@Islands62 @Lemonade22 and anyone else who cares.
There is great confusion on this topic because people conflate two different types of financial aid contacts. There is the general, usually sent out before the FA deadline has passed, contact which is simply a reminder email sent to those applicants who said they were applying for financial aid but have not turned in all the required documents, and a more specific contact which demands a specific explanation of your situation or more specific documents usually a week or two before decisions come out (for schools that provide FA decisions with acceptance). The former contact is meaningless and does not correlate with acceptance, while the latter correlates highly with acceptance.

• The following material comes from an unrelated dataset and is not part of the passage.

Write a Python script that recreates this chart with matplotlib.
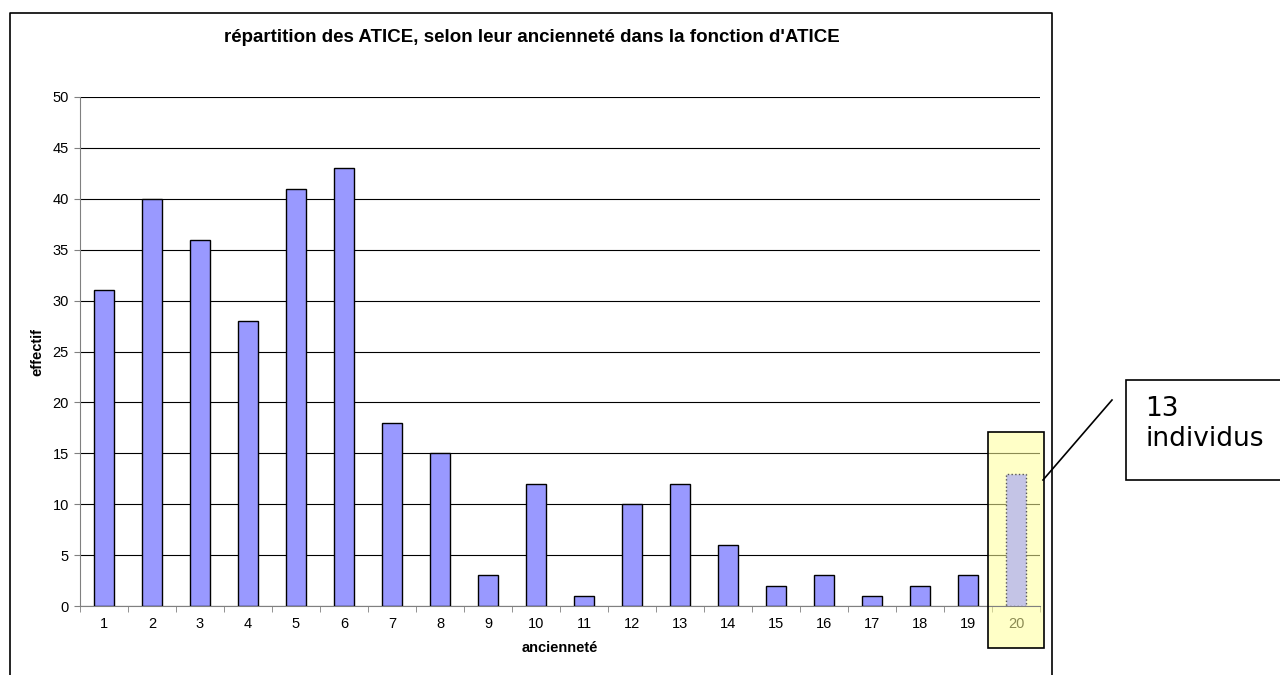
import matplotlib
matplotlib.use('Agg')
from matplotlib import pyplot as plt
from matplotlib.patches import Rectangle
from matplotlib.lines import Line2D

categories = list(range(1, 21))
effectif = [31, 40, 36, 28, 41, 43, 18, 15, 3, 12, 1, 10, 12, 6, 2, 3, 1, 2, 3, 13]
yticks = list(range(0, 51, 5))

plt.rcParams['font.family'] = ['Liberation Sans', 'DejaVu Sans']

fig = plt.figure(figsize=(12.8, 6.75), dpi=100)
W, H = 1280, 675

# outer chart frame (bottom is cut off in the reference)
fig.add_artist(Line2D([10/W, 10/W, 1052/W, 1052/W], [0, 1-13/H, 1-13/H, 0],
                      transform=fig.transFigure, color='black', lw=1.2))

ax = fig.add_axes([80/W, 1-606/H, 960/W, 509/H])

colors = ['#9999ff'] * 19 + ['#c4c4e6']
bars = ax.bar(categories, effectif, width=0.4, color=colors,
              edgecolor='black', linewidth=1, zorder=3)
bars[-1].set_edgecolor('#555555')
bars[-1].set_linestyle(':')

ax.set_xlim(0.5, 20.5)
ax.set_ylim(0, 50)
ax.set_yticks(yticks)
ax.set_xticks(categories)
ax.set_xticks([c + 0.5 for c in [0] + categories], minor=True)
ax.tick_params(axis='x', which='major', length=0, pad=8, labelsize=10.5)
ax.tick_params(axis='x', which='minor', length=4, direction='out', color='#808080')
ax.tick_params(axis='y', length=4, direction='out', color='#808080', labelsize=10.5, pad=4)
ax.yaxis.grid(True, color='black', lw=0.8, zorder=0)
ax.set_axisbelow(True)
for s in ['top', 'right']:
    ax.spines[s].set_visible(False)
ax.spines['left'].set_color('#808080')
ax.spines['bottom'].set_color('#808080')

ax.set_xlabel('ancienneté', fontweight='bold', fontsize=10.5, labelpad=7)
ax.set_ylabel('effectif', fontweight='bold', fontsize=10.5, labelpad=6)
fig.text(532/W, 1-38/H, "répartition des ATICE, selon leur ancienneté dans la fonction d'ATICE",
         ha='center', va='center', fontweight='bold', fontsize=13.5)

# highlight around the last bar
ax.add_patch(Rectangle((19.42, -4.1), 1.16, 21.2, facecolor='#ffff99', alpha=0.55,
                       edgecolor='none', clip_on=False, zorder=2))
ax.add_patch(Rectangle((19.42, -4.1), 1.16, 21.2, facecolor='none',
                       edgecolor='black', lw=1.2, clip_on=False, zorder=4))

# callout
fig.add_artist(Rectangle((1126/W, 1-480/H), 170/W, 100/H, transform=fig.transFigure,
                         facecolor='white', edgecolor='black', lw=1.2))
fig.text(1145/W, 1-424/H, '13\nindividus', family='DejaVu Sans', fontsize=19,
         ha='left', va='center', linespacing=1.25)
fig.add_artist(Line2D([1043/W, 1112/W], [1-480/H, 1-400/H],
                      transform=fig.transFigure, color='black', lw=1.2))

plt.savefig('out.png', dpi=100)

For example, I was contacted by the Smith Financial Aid office a week before I was informed that I was accepted (early write) asking why my mother’s income in her 1040 did not add up to the submitted W2s. This was because she had income for which a W2 or a 1099 was not given. When I told my father this he said congratulations, you have been accepted to college. I asked him why and he explained, that from the mid-90s to the mid-00s, he worked as a Financial Aid Officer at a mid-level college in California and that a FA officer NEVER works on a file until they have been informed that that student is accepted. NEVER!!.

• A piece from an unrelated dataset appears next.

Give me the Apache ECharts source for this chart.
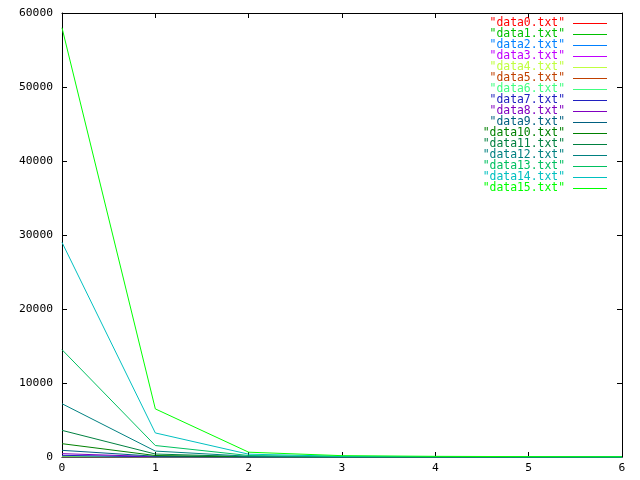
<!DOCTYPE html>
<html>
<head>
<meta charset="utf-8">
<script src="https://cdn.jsdelivr.net/npm/echarts@6/dist/echarts.min.js"></script>
<style>html,body{margin:0;padding:0;background:#fff;}#c{width:640px;height:480px;}</style>
</head>
<body>
<div id="c"></div>
<script>
var xValues = [0, 1, 2, 3, 4, 5, 6];
var seriesNames = ['"data0.txt"','"data1.txt"','"data2.txt"','"data3.txt"','"data4.txt"','"data5.txt"','"data6.txt"','"data7.txt"','"data8.txt"','"data9.txt"','"data10.txt"','"data11.txt"','"data12.txt"','"data13.txt"','"data14.txt"','"data15.txt"'];
var seriesColors = ['#ff0000','#00c000','#0080ff','#c000ff','#c0ff40','#c04000','#40ff80','#2020c0','#8000c0','#006080','#008000','#008040','#008080','#00c060','#00c0c0','#00ff00'];
var data0 = [2, 0.3, 0.05, 0, 0, 0, 0];
var data1 = [4, 0.5, 0.1, 0, 0, 0, 0];
var data2 = [7, 0.9, 0.1, 0, 0, 0, 0];
var data3 = [14, 1.6, 0.2, 0.05, 0, 0, 0];
var data4 = [28, 3, 0.4, 0.1, 0, 0, 0];
var data5 = [56, 6, 0.8, 0.2, 0.1, 0, 0];
var data6 = [112, 12, 1.5, 0.4, 0.2, 0.1, 0];
var data7 = [225, 25, 3, 0.8, 0.4, 0.2, 0.1];
var data8 = [450, 50, 6, 1.5, 0.8, 0.4, 0.2];
var data9 = [900, 100, 12, 3, 1.5, 0.8, 0.4];
var data10 = [1800, 200, 25, 6, 3, 1.5, 0.8];
var data11 = [3600, 400, 50, 12, 6, 3, 1.5];
var data12 = [7200, 800, 100, 25, 12, 6, 3];
var data13 = [14500, 1550, 200, 50, 25, 12, 6];
var data14 = [29000, 3250, 380, 100, 50, 25, 12];
var data15 = [58000, 6500, 650, 180, 90, 50, 25];
var allData = [data0,data1,data2,data3,data4,data5,data6,data7,data8,data9,data10,data11,data12,data13,data14,data15];
var yTicks = [0, 10000, 20000, 30000, 40000, 50000, 60000];

var font = '"DejaVu Sans Mono", "Liberation Mono", monospace';
var chart = echarts.init(document.getElementById('c'), null, {renderer: 'canvas'});
var series = allData.map(function (vals, i) {
  return {
    name: seriesNames[i],
    type: 'line',
    symbol: 'none',
    animation: false,
    data: vals.map(function (v, j) { return [xValues[j], v]; }),
    lineStyle: {color: seriesColors[i], width: 1},
    itemStyle: {color: seriesColors[i]}
  };
});
var axisCommon = {
  axisLine: {show: true, onZero: false, lineStyle: {color: '#000', width: 1}},
  axisTick: {show: true, inside: true, length: 5, lineStyle: {color: '#000'}},
  splitLine: {show: false}
};
function plain(v) { return String(v); }
chart.setOption({
  animation: false,
  backgroundColor: '#fff',
  grid: {left: 62, right: 18, top: 13, bottom: 23, containLabel: false},
  legend: {
    orient: 'vertical',
    right: 33,
    top: 18,
    padding: 0,
    align: 'right',
    icon: 'rect',
    itemWidth: 34,
    itemHeight: 1,
    itemGap: 0,
    textStyle: {fontFamily: font, fontSize: 11.4, lineHeight: 11, padding: [0, 3, 0, 0]},
    data: seriesNames.map(function (n, i) {
      return {name: n, textStyle: {color: seriesColors[i]}};
    })
  },
  xAxis: [
    Object.assign({type: 'value', min: 0, max: 6, interval: 1, position: 'bottom',
      axisLabel: {color: '#000', fontFamily: font, fontSize: 11.3, margin: 6, formatter: plain}}, axisCommon),
    Object.assign({type: 'value', min: 0, max: 6, interval: 1, position: 'top',
      axisLabel: {show: false}}, axisCommon)
  ],
  yAxis: [
    Object.assign({type: 'value', min: yTicks[0], max: yTicks[yTicks.length - 1], interval: 10000, position: 'left',
      axisLabel: {color: '#000', fontFamily: font, fontSize: 11.3, margin: 9, formatter: plain}}, axisCommon),
    Object.assign({type: 'value', min: yTicks[0], max: yTicks[yTicks.length - 1], interval: 10000, position: 'right',
      axisLabel: {show: false}}, axisCommon)
  ],
  series: series
});
</script>
</body>
</html>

In fact, when he started, they only worked on the files of those people who had paid the deposit and returned the acceptance form. This is because they have limited staff, and don’t have the resources to review the files and create a FA Award for students who will not attend. Plus there are limited pots of internal FA money, and they can only be allocated to the pool of accepted students. He further told me that this didn’t used to be a problem because FA Awards were usually given two weeks to a month after admissions decisions, but with higher competition for students, there came more pressure to have FA Awards with the Admissions decisions. Thus whereas before there was no overlap between Admissions and FA, now there is.
Finally, more proof. As I said in other places I was accepted to Cornell and Williams, rejected from Swarthmore and waitlisted at UChicago. I received the same W2 demand from both Cornell and Williams a week before I was notified of their acceptances, whereas with Swarthmore and UChicago, I received nothing. Thus, in all my applications where we have access to an FA checklist, I can reasonably tell you if I am in contention or not for a spot because the issue with my FA is something that needs to be rectified before they can issue FA Award. Two other schools have messed with my financial aid based on this problem, and the rest there is nothing.
So, in my case, if I have not received an email asking for clarification of my mom’s W2 problem a week before decisions are to come out (for schools that give FA Award simultaneously with acceptance), then I know that I am not accepted. Likewise, if I receive a W2 request, I know that I am accepted.
This is all based on a small sample size I know, but it makes logical sense.
Thus, the problem becomes not whether FA contact is meaningful, because in some cases it is, it is whether the contact you received is the “right” type of contact.